Work to complete: Lines containing the word "with" are to be located and copied.

Supplied material:
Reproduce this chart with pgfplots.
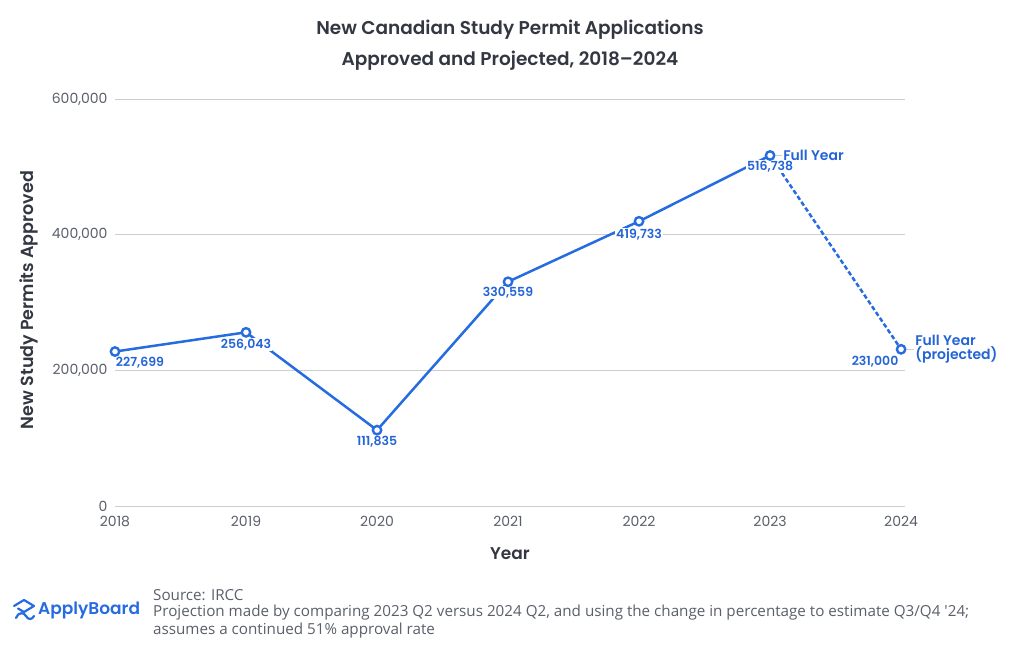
\documentclass[border=0pt]{standalone}
\usepackage{fontspec}
\setmainfont{Poppins}
\newfontfamily\semib{Poppins SemiBold}
\newfontfamily\footfont{Open Sans}
\usepackage{pgfplots}
\pgfplotsset{compat=1.18}
\definecolor{blueline}{RGB}{38,108,224}
\definecolor{bluetext}{RGB}{35,100,215}
\definecolor{tickgray}{RGB}{90,95,105}
\definecolor{titlegray}{RGB}{50,55,65}
\definecolor{gridgray}{RGB}{205,205,205}
\begin{document}
\begin{tikzpicture}
\path[use as bounding box] (0pt,0pt) rectangle (1020pt,650pt);
\begin{axis}[
  at={(115pt,144pt)}, anchor=south west,
  scale only axis, width=790pt, height=407pt,
  xmin=2018, xmax=2024.03, ymin=0, ymax=600000,
  axis line style={draw=none},
  major tick length=0pt,
  scaled y ticks=false, scaled x ticks=false,
  ytick={0,200000,400000,600000},
  yticklabels={0,{200,000},{400,000},{600,000}},
  xtick={2018,2019,2020,2021,2022,2023,2024},
  xticklabels={2018,2019,2020,2021,2022,2023,2024},
  ymajorgrids,
  grid style={draw=gridgray, line width=0.9pt},
  tick label style={font=\fontsize{14}{14}\selectfont, text=tickgray},
  yticklabel style={xshift=-4pt},
  xticklabel style={yshift=-7pt},
  clip=false,
]
\addplot[blueline, line width=2.5pt] coordinates {(2018,227699)(2019,256043)(2020,111835)(2021,330559)(2022,419733)(2023,516738)};
\addplot[blueline, line width=2.5pt, dash pattern=on 4.5pt off 2.5pt] coordinates {(2023,516738)(2024,231000)};
\begin{scope}[every node/.style={font=\semib\fontsize{12.5}{12.5}\selectfont, text=bluetext, fill=white, inner sep=1pt}]
\node[xshift=25pt,yshift=-11pt] at (axis cs:2018,227699) {227,699};
\node[yshift=-12pt] at (axis cs:2019,256043) {256,043};
\node[yshift=-12pt] at (axis cs:2020,111835) {111,835};
\node[yshift=-11pt] at (axis cs:2021,330559) {330,559};
\node[yshift=-13pt] at (axis cs:2022,419733) {419,733};
\node[yshift=-11pt] at (axis cs:2023,516738) {516,738};
\node[xshift=-26pt,yshift=-12pt] at (axis cs:2024,231000) {231,000};
\end{scope}
\node[anchor=west, font=\semib\fontsize{14}{13}\selectfont, text=bluetext, inner sep=1pt, xshift=12pt] (fy1) at (axis cs:2023,516738) {Full Year};
\node[anchor=west, align=left, font=\semib\fontsize{14}{13}\selectfont, text=bluetext, inner sep=1pt, xshift=13pt] (fy2) at (axis cs:2024,231000) {Full Year\\(projected)};
\draw[gridgray, line width=0.8pt] (fy1.west) -- ++(-6pt,0pt);
\draw[gridgray, line width=0.8pt] (fy2.west) -- ++(-7pt,0pt);
\addplot[only marks, mark=*, mark size=4.2pt, mark options={fill=white, draw=blueline, line width=2.4pt}] coordinates {(2018,227699)(2019,256043)(2020,111835)(2021,330559)(2022,419733)(2023,516738)(2024,231000)};
\end{axis}
\node[font=\semib\fontsize{18.5}{18.5}\selectfont, text=titlegray] at (510pt,620pt) {New Canadian Study Permit Applications};
\node[font=\semib\fontsize{18.5}{18.5}\selectfont, text=titlegray] at (510pt,589pt) {Approved and Projected, 2018–2024};
\node[rotate=90, font=\semib\fontsize{17.5}{17.5}\selectfont, text=titlegray] at (29pt,350pt) {New Study Permits Approved};
\node[font=\semib\fontsize{17}{17}\selectfont, text=titlegray] at (510pt,96pt) {Year};
\begin{scope}[every node/.style={anchor=west, font=\footfont\fontsize{15.2}{15.2}\selectfont, text=tickgray, inner sep=0pt}]
\node at (153pt,55pt) {Source: IRCC};
\node at (153pt,37pt) {Projection made by comparing 2023 Q2 versus 2024 Q2, and using the change in percentage to estimate Q3/Q4 '24;};
\node at (153pt,19pt) {assumes a continued 51\% approval rate};
\end{scope}
\node[anchor=west, font=\semib\fontsize{17}{17}\selectfont, text=blueline, inner sep=0pt] at (38pt,40pt) {ApplyBoard};
\draw[blueline, line width=2.2pt, line join=round, line cap=round] (14pt,44pt) -- (24pt,50pt) -- (34pt,44pt) -- (24pt,38pt) -- (18pt,41.5pt);
\draw[blueline, line width=2.2pt, line cap=round] (16pt,32pt) .. controls (18pt,38pt) and (24pt,38pt) .. (26pt,34pt) .. controls (28pt,30pt) and (32pt,30pt) .. (34pt,34pt);
\end{tikzpicture}
\end{document}
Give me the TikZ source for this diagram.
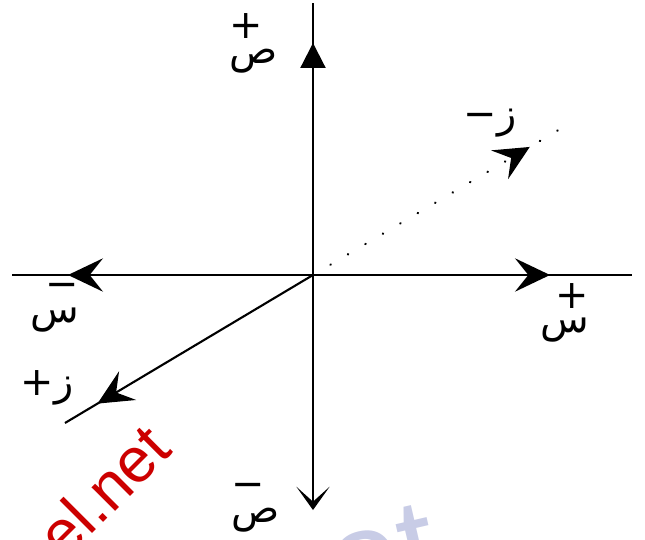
\documentclass[tikz,border=0pt]{standalone}
\usepackage{fontspec}
\newfontfamily\arabicfont[Script=Arabic]{DejaVu Sans}
\newfontfamily\markfont{Liberation Sans}
\TeXXeTstate=1
\usetikzlibrary{arrows.meta, decorations.markings}
\definecolor{inkblack}{RGB}{0,0,0}
\definecolor{wmred}{RGB}{204,0,0}
\definecolor{wmblue}{RGB}{200,204,230}
\tikzset{
  >=Stealth,
  axisline/.style={line width=1.8pt, inkblack},
  dotline/.style={line width=2pt, inkblack, line cap=round,
                  dash pattern=on 0.3pt off 17pt},
  midtri/.style={postaction={decorate}, decoration={markings,
      mark=at position #1 with {\arrow{Triangle[length=7.5mm, width=7.5mm]}}}},
  midbarb/.style={postaction={decorate, solid}, decoration={markings,
      mark=at position #1 with
      {\arrow{Stealth[length=10.5mm, width=10mm, inset=4mm]}}}},
  endbarb/.style={-{Stealth[length=7mm, width=10mm, inset=4.5mm]}},
  harf/.style={font=\arabicfont\fontsize{34}{21}\selectfont,
               inner sep=1pt, inkblack},
  wmark/.style={font=\markfont, inner sep=0},
}

\begin{document}
\begin{tikzpicture}

  \useasboundingbox (-9.39,-7.92) rectangle (9.96,8.25);
  \clip (-9.39,-7.92) rectangle (9.96,8.25);

  % ---- Watermarks ----
  \node[wmark, wmblue, font=\markfont\fontsize{110}{110}\selectfont,
        rotate=13, anchor=base west] (wmnet) at (-1.30,-10.45) {net};
  \node[wmark, wmred, font=\markfont\fontsize{54}{54}\selectfont,
        rotate=45, anchor=base west] (wmsite) at (-7.45,-8.60) {el.net};

  % ---- Axes ----
  \coordinate (O) at (0,0);
  \coordinate (ytop) at (0,8.16);
  \coordinate (ybot) at (0,-7.05);
  \coordinate (xleft) at (-9.03,0);
  \coordinate (xright) at (9.57,0);
  \coordinate (zlow) at (-7.44,-4.44);
  \coordinate (zup) at (7.77,4.59);

  \draw[axisline, midtri=0.853] (O) -- (ytop);
  \draw[axisline, endbarb] (O) -- (ybot);
  \draw[axisline, midbarb=0.814] (O) -- (xleft);
  \draw[axisline, midbarb=0.743] (O) -- (xright);
  \draw[axisline, midbarb=0.869] (O) -- (zlow);
  \draw[dotline, midbarb=0.837] (O) -- (zup);

  % ---- Labels ----
  \node[harf, align=left] (yplus) at (-1.77,6.95) {+\\\beginR ص\endR};
  \node[harf, align=left] (yminus) at (-1.71,-6.99) {−\\\beginR ص\endR};
  \node[harf, align=right] (xminus) at (-7.74,-0.98) {−\\\beginR س\endR};
  \node[harf, align=right] (xplus) at (7.56,-1.14) {+\\\beginR س\endR};
  \node[harf] (zplus) at (-7.98,-3.39) {\beginR ز+\endR};
  \node[harf] (zminus) at (5.31,4.56) {\beginR ز−\endR};

\end{tikzpicture}
\end{document}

Answer to this task:
Reproduce this chart with pgfplots.
      mark=at position #1 with {\arrow{Triangle[length=7.5mm, width=7.5mm]}}}},
      mark=at position #1 with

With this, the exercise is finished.